The whole under the following modifications.
Art. 34. The principal is at liberty to revoke his power of attorney whenever he thinks proper.
Art. 35. If the principal only notifies his revocation to the attorney, and not to the persons with whom he has empowered said attorney to transact for him, said persons shall always have the right of action against the principal to compel him to execute or ratify what has been done by said attorney; the principal has however a right of action against the said attorney.
Art. 36. The appointment of a new attorney to transact the same business produces the same effect as a revocation of the first, from the day the said appointment is notified to said first attorney and to the persons with whom he was to transact.

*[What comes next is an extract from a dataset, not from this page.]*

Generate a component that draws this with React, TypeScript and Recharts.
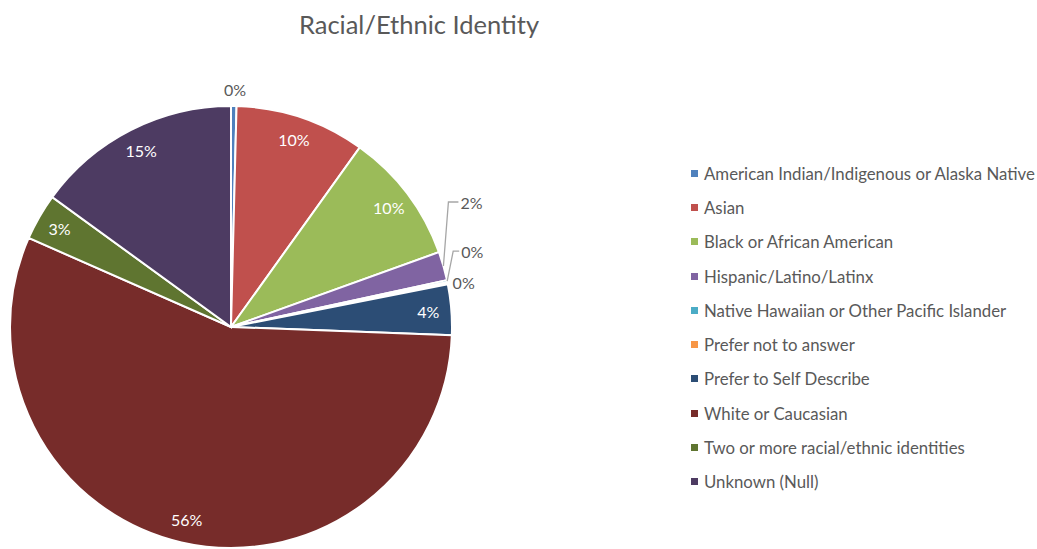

Art. 37. The attorney may renounce his power of attorney by notifying to the principal his renunciation, provided said renunciation be made in such circumstances that no injury can result therefrom to the principal.
Art. 38. He may also renounce to his powers as attorney when he is in the impossibility to fulfil the duties imposed on him, or when a considerable injury might result to him therefrom.
Art. 39. Should the principal loose the right which he has vested in his attorney, that circumstance destroys equally the powers of the attorney.
Art. 40. If the attorney being ignorant of the death or of the determination of the rights of his principal, should continue to act under his power of attorney, the transactions done by him until he has been made acquainted with either of these circumstances, are considered as valid.
Art. 41. In case of the death of the attorney, his heir ought to inform the principal of it, and in the mean time said heir is bound to attend to said business, as circumstances may require, for the benefit of said principal.